A message to and from business
The rise of sustainable business is also visible by the groundbreaking success of the COP21 climate summit in Paris and its successor, COP22. Governments and businesses widely recognize that they share responsibility for what undoubtedly is the greatest challenge in our history: to combat climate change and establish a world economy that is fundamentally sustainable. Over 500 companies and more than 180 investors, representing trillions of dollars in revenue and assets under management, have made more than 1,000 commitments to reduce greenhouse gas emissions. Despite the decision by the U.S. federal government to retract their collaboration with this agreement, nearly every other country in the world has signed on, and remains committed. In addition, individual cities and states in the United States as well as many American businesses also remain committed, and are forming partnerships and significant initiatives to further the goals of the agreement.

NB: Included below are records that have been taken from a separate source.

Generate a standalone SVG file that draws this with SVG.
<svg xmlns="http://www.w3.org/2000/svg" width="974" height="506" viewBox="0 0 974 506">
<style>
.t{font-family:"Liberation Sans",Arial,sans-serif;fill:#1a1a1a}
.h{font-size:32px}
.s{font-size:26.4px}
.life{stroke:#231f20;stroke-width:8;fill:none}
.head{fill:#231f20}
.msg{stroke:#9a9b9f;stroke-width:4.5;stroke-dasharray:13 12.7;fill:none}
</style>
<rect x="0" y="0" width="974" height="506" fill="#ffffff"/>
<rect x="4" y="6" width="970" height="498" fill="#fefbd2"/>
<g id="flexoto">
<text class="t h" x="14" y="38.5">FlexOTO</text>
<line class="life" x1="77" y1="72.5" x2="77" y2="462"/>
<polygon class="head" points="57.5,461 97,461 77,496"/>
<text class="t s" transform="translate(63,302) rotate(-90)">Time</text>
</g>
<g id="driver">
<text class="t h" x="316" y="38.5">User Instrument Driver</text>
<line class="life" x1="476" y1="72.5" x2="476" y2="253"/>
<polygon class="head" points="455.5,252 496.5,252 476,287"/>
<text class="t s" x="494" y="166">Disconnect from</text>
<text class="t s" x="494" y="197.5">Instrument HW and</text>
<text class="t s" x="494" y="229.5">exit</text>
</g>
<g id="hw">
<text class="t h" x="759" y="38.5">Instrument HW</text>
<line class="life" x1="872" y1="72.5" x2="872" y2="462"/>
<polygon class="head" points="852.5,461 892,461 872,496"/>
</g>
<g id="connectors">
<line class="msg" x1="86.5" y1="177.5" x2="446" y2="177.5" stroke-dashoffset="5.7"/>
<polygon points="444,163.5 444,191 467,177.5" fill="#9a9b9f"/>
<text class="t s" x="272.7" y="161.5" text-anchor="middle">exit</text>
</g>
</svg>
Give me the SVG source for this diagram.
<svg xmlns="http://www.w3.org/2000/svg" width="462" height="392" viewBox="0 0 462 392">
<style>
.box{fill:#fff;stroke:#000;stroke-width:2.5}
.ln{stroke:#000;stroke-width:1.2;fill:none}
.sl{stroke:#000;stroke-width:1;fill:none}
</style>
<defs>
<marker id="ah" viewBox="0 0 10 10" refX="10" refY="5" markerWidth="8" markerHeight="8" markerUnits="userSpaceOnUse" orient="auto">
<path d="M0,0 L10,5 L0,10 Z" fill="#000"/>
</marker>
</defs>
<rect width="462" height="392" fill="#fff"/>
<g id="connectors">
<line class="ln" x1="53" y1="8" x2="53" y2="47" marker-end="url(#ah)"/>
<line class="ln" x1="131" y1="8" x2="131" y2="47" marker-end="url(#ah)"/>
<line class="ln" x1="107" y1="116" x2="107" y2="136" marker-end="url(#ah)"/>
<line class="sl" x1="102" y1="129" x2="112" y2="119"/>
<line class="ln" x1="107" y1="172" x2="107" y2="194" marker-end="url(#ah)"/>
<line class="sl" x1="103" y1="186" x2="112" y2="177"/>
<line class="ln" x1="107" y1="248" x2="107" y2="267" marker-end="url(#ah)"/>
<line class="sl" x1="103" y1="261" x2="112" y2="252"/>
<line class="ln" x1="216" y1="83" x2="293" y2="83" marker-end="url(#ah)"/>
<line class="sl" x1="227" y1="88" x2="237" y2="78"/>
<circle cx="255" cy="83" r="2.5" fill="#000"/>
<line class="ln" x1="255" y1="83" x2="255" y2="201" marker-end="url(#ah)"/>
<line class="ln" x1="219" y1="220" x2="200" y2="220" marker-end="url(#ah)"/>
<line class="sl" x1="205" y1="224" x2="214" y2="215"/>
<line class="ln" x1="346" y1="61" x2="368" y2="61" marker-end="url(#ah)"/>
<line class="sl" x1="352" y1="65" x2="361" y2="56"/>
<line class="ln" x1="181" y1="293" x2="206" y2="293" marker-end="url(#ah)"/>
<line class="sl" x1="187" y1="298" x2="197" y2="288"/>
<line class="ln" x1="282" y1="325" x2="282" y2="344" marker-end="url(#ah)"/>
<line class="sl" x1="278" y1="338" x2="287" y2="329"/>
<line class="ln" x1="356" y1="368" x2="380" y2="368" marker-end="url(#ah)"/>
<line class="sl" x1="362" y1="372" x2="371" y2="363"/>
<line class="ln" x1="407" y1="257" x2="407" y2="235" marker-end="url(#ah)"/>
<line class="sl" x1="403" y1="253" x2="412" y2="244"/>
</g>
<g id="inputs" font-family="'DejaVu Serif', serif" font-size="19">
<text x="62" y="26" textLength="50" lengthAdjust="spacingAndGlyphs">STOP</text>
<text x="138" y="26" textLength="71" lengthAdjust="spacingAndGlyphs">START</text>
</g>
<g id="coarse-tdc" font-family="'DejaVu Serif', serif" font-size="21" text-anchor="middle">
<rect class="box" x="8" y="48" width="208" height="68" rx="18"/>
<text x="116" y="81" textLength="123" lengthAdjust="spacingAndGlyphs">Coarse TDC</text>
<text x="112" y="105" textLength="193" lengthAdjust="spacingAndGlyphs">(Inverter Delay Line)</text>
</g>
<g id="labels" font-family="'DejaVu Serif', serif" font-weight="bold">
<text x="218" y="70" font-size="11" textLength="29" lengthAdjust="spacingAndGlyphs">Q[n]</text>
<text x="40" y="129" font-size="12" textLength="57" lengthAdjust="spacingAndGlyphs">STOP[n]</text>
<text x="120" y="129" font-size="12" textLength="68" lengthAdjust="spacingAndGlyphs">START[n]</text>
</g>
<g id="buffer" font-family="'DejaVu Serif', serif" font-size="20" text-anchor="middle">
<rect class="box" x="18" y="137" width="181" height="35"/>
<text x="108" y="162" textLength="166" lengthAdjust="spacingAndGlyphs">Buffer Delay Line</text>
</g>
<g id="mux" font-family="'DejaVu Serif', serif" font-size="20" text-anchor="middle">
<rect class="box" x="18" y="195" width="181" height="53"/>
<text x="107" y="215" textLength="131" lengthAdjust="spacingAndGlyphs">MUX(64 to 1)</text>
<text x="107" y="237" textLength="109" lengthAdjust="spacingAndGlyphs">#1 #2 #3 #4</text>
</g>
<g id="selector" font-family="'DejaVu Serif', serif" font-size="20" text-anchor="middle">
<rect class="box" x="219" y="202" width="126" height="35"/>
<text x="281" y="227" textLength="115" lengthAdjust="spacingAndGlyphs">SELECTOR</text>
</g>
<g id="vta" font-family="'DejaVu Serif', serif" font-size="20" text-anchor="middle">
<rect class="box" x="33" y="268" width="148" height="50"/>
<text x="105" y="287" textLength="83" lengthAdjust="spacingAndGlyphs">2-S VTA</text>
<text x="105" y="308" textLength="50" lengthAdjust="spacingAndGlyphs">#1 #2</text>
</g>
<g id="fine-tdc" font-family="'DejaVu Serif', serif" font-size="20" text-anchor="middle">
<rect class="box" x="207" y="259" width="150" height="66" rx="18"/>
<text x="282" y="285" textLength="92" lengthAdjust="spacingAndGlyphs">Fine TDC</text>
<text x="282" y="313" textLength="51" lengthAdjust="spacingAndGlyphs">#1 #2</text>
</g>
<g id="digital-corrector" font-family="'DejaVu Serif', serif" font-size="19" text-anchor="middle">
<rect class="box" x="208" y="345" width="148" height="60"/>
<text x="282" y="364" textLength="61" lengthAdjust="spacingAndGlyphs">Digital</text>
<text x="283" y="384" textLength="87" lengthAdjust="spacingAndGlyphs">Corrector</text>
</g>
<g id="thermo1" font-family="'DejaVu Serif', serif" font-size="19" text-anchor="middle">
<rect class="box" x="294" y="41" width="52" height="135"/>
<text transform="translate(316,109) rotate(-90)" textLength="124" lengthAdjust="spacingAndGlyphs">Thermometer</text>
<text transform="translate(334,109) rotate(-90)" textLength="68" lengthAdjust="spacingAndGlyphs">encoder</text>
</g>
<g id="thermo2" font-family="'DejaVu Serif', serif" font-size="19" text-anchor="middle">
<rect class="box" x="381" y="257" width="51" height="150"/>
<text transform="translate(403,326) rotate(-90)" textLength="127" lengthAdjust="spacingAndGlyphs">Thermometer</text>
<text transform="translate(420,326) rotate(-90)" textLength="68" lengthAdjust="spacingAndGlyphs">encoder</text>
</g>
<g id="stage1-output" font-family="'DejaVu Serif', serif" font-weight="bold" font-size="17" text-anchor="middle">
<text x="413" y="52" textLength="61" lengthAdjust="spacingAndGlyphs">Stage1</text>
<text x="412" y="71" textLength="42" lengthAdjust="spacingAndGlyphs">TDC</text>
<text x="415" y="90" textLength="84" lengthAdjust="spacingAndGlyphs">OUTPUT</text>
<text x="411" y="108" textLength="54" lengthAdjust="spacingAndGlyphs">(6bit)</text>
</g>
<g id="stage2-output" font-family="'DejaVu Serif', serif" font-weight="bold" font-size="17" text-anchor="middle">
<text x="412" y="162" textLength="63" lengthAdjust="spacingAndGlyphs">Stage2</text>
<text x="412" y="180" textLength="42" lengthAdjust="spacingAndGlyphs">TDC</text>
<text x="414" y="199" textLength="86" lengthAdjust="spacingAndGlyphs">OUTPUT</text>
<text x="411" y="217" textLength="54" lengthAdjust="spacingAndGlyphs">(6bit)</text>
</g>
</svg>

Paul Polman put it very well when he aptly said that the Paris summit was “a message to business.” And in my opinion, we should also add that it is a message from business. Businesses see the opportunities to unlock markets and innovate. Leading companies are excited to work towards achieving the Global Goals and the Paris Agreement reinforces the SDGs. It is not a surprise that 79 large multinational companies signed an open letter supporting the Paris Agreement and pledging their commitment to do their part in the efforts to curb climate change. And when President Donald Trump withdrew from the Paris Agreement, 25 leading American companies signed a letter urging him not to pull out of this historic accord.

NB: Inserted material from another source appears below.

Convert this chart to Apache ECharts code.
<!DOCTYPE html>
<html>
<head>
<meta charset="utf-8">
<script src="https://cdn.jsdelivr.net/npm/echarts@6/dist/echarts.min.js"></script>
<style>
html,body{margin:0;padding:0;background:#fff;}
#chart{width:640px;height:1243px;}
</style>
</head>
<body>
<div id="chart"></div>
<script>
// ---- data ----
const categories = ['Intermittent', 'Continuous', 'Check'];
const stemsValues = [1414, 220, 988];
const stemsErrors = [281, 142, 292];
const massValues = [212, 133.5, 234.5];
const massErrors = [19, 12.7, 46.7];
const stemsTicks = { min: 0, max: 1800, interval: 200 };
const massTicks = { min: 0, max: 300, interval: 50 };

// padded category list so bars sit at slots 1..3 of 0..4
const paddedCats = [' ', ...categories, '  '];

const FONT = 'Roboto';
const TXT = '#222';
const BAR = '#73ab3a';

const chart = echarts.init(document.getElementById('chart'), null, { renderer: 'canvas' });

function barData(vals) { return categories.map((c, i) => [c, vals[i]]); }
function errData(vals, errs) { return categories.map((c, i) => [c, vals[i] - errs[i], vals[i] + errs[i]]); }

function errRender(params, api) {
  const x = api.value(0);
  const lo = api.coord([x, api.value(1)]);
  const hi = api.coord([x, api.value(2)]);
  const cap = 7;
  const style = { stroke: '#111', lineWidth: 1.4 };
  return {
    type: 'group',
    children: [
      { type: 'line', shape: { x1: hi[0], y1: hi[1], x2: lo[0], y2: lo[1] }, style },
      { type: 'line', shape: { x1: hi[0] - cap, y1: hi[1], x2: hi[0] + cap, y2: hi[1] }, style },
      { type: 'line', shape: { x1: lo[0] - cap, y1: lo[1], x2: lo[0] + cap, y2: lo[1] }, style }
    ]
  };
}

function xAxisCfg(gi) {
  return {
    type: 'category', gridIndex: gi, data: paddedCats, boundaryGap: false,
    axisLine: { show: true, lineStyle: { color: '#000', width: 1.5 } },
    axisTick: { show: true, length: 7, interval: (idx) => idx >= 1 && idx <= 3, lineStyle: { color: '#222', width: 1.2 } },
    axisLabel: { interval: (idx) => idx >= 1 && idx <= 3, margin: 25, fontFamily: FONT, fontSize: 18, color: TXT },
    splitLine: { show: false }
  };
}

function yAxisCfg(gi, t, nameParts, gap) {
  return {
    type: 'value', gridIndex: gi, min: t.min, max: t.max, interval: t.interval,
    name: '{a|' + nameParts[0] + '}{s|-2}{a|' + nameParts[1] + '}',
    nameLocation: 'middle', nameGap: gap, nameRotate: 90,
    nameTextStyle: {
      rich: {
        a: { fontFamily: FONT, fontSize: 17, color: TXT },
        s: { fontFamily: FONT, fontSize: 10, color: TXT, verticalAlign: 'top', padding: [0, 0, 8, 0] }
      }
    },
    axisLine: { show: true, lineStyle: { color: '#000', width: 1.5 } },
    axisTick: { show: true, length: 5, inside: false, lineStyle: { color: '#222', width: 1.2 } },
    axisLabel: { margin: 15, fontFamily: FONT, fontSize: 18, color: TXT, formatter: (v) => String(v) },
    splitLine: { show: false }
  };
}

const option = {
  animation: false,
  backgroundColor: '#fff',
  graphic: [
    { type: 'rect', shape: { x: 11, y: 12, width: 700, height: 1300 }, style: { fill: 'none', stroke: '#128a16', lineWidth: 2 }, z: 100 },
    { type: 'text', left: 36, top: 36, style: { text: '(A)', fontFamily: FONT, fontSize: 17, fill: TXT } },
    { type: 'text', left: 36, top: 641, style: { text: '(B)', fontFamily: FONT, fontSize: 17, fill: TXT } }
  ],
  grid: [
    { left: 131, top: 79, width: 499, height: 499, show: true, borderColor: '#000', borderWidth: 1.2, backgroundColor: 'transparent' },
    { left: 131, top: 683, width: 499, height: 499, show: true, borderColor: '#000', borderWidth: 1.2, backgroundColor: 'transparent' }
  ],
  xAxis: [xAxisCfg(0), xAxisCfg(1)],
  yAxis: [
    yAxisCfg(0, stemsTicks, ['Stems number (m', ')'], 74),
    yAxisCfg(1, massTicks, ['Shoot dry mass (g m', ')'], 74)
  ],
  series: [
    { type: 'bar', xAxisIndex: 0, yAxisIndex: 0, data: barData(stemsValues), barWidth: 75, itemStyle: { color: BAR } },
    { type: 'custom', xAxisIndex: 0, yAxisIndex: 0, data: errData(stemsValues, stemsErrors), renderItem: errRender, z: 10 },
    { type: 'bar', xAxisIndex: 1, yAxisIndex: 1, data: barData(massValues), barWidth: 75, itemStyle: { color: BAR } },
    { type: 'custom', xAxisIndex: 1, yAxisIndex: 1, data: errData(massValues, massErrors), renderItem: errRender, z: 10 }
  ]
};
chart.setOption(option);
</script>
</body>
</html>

Although the agreement was originally aimed at governments, many members of the business community see the benefits and potential.
The SDGs are a good compass for the business community to develop sustainable business models in various sectors. Companies in virtually all industries see climate action (SDG 13) as one of the five most important SDGs to act on. If businesses worldwide use their power and scale to positively influence the environment and eliminate negative impacts, then we will be well on our way to achieving the SDGs.
Achieving all of the Sustainable Development Goals by 2030 is an ambitious vision. But it is a vision that offers huge growth potential for business and capital. It is a game changer that requires business and capital to be a driving force. Lise Kingo, CEO and executive director of the United Nations Global Compact, urges business and capital to contribute to the SDGs. Summarizing the part business plays in the Global Goals, Kingo states, “The private sector has the power of innovation and ability to create many of the solutions needed to address the challenges the world is facing today.
“To meet the SDGs, we need to mobilize businesses to scale up their impacts significantly. The private sector will play an essential role in achieving the Sustainable Development Goals. The most important contribution a company can make is to do business responsibly, and then find opportunities to innovate around these ambitious global goals. Smart companies and industries that readily embrace this new agenda will be the leaders of tomorrow.”